If you are looking to build traffic to your blog, I can give you a few tips on which LinkedIn Groups work the best. If you want general information on which groups to join, I refer you back to a previous post on this topic.
One of the best LinkedIn groups you can join is your college alumni group(s). Hands down, I get the most traffic from the University of Texas alumni group, followed by the University of North Texas. I do not have any hard facts, but I can speculate as to why this is the case:
1) There is a little bit of esprit de corps within alumni associations. I am not a total stranger, even if you’ve never met me. We attended the same school which makes me a little more trustworthy than another complete stranger. We have a common bond.
2) These groups tend to be larger than the average LinkedIn group. I guess that is really sort of a spam factor. Spread information to a broad enough audience and someone will read it. The UT group has 23,900 members. The UNT group, 5,900. The American Marketing Association of Dallas-Fort Worth has only 2,500. But size is not everything.

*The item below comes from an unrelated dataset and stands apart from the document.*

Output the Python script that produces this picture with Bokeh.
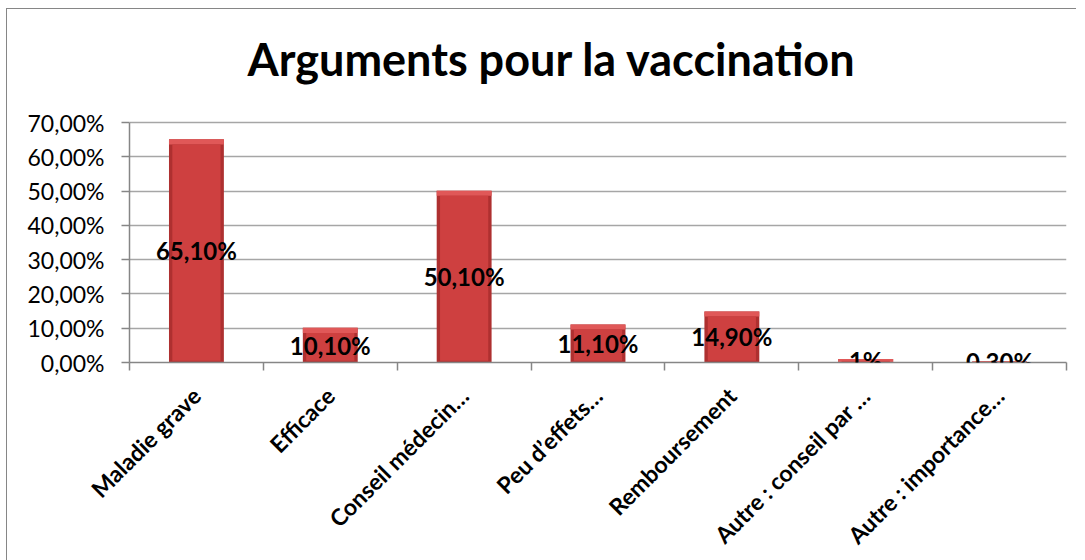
from math import pi
from bokeh.plotting import figure
from bokeh.models import Range1d, FixedTicker, ColumnDataSource, Title, Label
from bokeh.embed import file_html
from bokeh.resources import INLINE

# ---- data ----
categories = ["Maladie grave", "Efficace", "Conseil médecin…", "Peu d’effets…",
              "Remboursement", "Autre : conseil par …", "Autre : importance…"]
values = [65.1, 10.1, 50.1, 11.1, 14.9, 1.0, 0.3]
value_labels = ["65,10%", "10,10%", "50,10%", "11,10%", "14,90%", "1%", "0,30%"]
y_ticks = [0, 10, 20, 30, 40, 50, 60, 70]
y_tick_labels = ["0,00%", "10,00%", "20,00%", "30,00%", "40,00%", "50,00%", "60,00%", "70,00%"]
title_text = "Arguments pour la vaccination"

y_max = 70
axis_px = 240          # pixel height of the 0..70 axis
head_px = 22           # free space above the 70% gridline inside the frame
frame_h = axis_px + head_px

xs = [i + 0.5 for i in range(len(categories))]
bw = 0.41
bevel_y = 1.5
bevel_x = 0.025
src = ColumnDataSource(dict(
    x=xs, top=values, lab=value_labels,
    mid=[v / 2 for v in values],
    bev_bottom=[max(v - bevel_y, 0) for v in values],
    body_bottom=[min(0.5, v) for v in values],
))

p = figure(frame_width=937, frame_height=frame_h, output_backend="svg", toolbar_location=None,
           x_range=Range1d(0, len(categories)),
           y_range=Range1d(0, y_max * frame_h / axis_px),
           min_border_left=122, min_border_right=10, min_border_top=91,
           min_border_bottom=190)
p.outline_line_color = None
p.background_fill_color = "white"
p.border_fill_color = "white"
p.styles = {"border-left": "1px solid #868686", "border-top": "1px solid #868686",
            "margin-left": "6px", "margin-top": "8px"}

t = Title(text=title_text, align="left", offset=118, text_font="Lato",
          text_font_style="bold", text_font_size="45px", text_color="black", standoff=30)
p.add_layout(t, "above")

# bars (bevelled look)
p.vbar(x="x", width=bw, top="top", bottom=0, source=src,
       fill_color="#AE3030", line_color=None)
p.vbar(x="x", width=bw, top="top", bottom="bev_bottom", source=src,
       fill_color="#E05858", line_color=None)
p.vbar(x="x", width=bw - 2 * bevel_x, top="bev_bottom", bottom="body_bottom", source=src,
       fill_color="#CE4040", line_color=None)

for xv, mv, lab in zip(xs, src.data["mid"], value_labels):
    p.add_layout(Label(x=xv, y=mv, text=lab, text_align="center", text_baseline="middle",
                       text_font="Lato", text_font_style="bold", text_font_size="24px",
                       text_color="black"))

# y axis
p.yaxis.ticker = FixedTicker(ticks=y_ticks)
p.yaxis.bounds = (0, y_max)
p.yaxis.major_label_overrides = {t_: l for t_, l in zip(y_ticks, y_tick_labels)}
p.yaxis.major_label_text_font = "Lato"
p.yaxis.major_label_text_font_size = "23px"
p.yaxis.major_label_text_color = "black"
p.yaxis.axis_line_color = "#868686"
p.yaxis.axis_line_width = 1.5
p.yaxis.major_tick_line_color = "#868686"
p.yaxis.major_tick_line_width = 1.5
p.yaxis.major_tick_out = 8
p.yaxis.major_tick_in = 0
p.yaxis.minor_tick_line_color = None
p.yaxis.major_label_standoff = 17

p.ygrid.ticker = FixedTicker(ticks=y_ticks)
p.ygrid.grid_line_color = "#A6A6A6"
p.ygrid.grid_line_width = 1.5
p.xgrid.grid_line_color = None

# x axis: labels at centres, tick marks at boundaries (minor ticks)
p.xaxis.ticker = FixedTicker(ticks=xs, minor_ticks=list(range(len(categories) + 1)))
p.xaxis.major_label_overrides = {x: c for x, c in zip(xs, categories)}
p.xaxis.major_label_orientation = pi / 4
p.xaxis.major_label_text_font = "Lato"
p.xaxis.major_label_text_font_style = "bold"
p.xaxis.major_label_text_font_size = "23px"
p.xaxis.major_label_text_color = "black"
p.xaxis.major_tick_line_color = None
p.xaxis.minor_tick_line_color = "#868686"
p.xaxis.minor_tick_line_width = 1.5
p.xaxis.minor_tick_out = 8
p.xaxis.minor_tick_in = 0
p.xaxis.axis_line_color = "#868686"
p.xaxis.axis_line_width = 1.5
p.xaxis.major_label_standoff = 21

open("out.html", "w").write(file_html(p, INLINE))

3) I tend to post frequently to these groups. My LinkedIn photo is seen over and over. I am a regular, which builds some credibility. Also, I hope, people who read my blog find the information useful. They are more inclined to click-through to my blog than they would be if I were an unknown.
Now, I am also a member of some very large groups which do not generate as much traffic to my blog. You just have to test the group dynamics a bit to see what works. Some groups are huge and have constant new content being posted in the discussion section. Anything I post will be moved off page one in an hour or so by all the new content.
Unless you are lucky enough to have someone comment on your blog within that first hour (or, in some cases, 20 or 30 minutes) or interact with your discussion in some way (“like” it or click-through), you are not going to stay on page one…and rarely does anyone go to page two on anything. You can go the extra mile and line up some friends to make comments and that will keep you on page one for a while….but that is a bit artificial, don’t you think?
From time to time, I see people “like” their own discussion just to keep it from slipping off page one. That is a bit embarrassing, I think (and I have to admit, I have done it). If you have the time, you can probably generate some good traffic to your blog on the super huge LinkedIn groups, but it is going to take time and effort and you will really be scamming the system. I am not proposing that.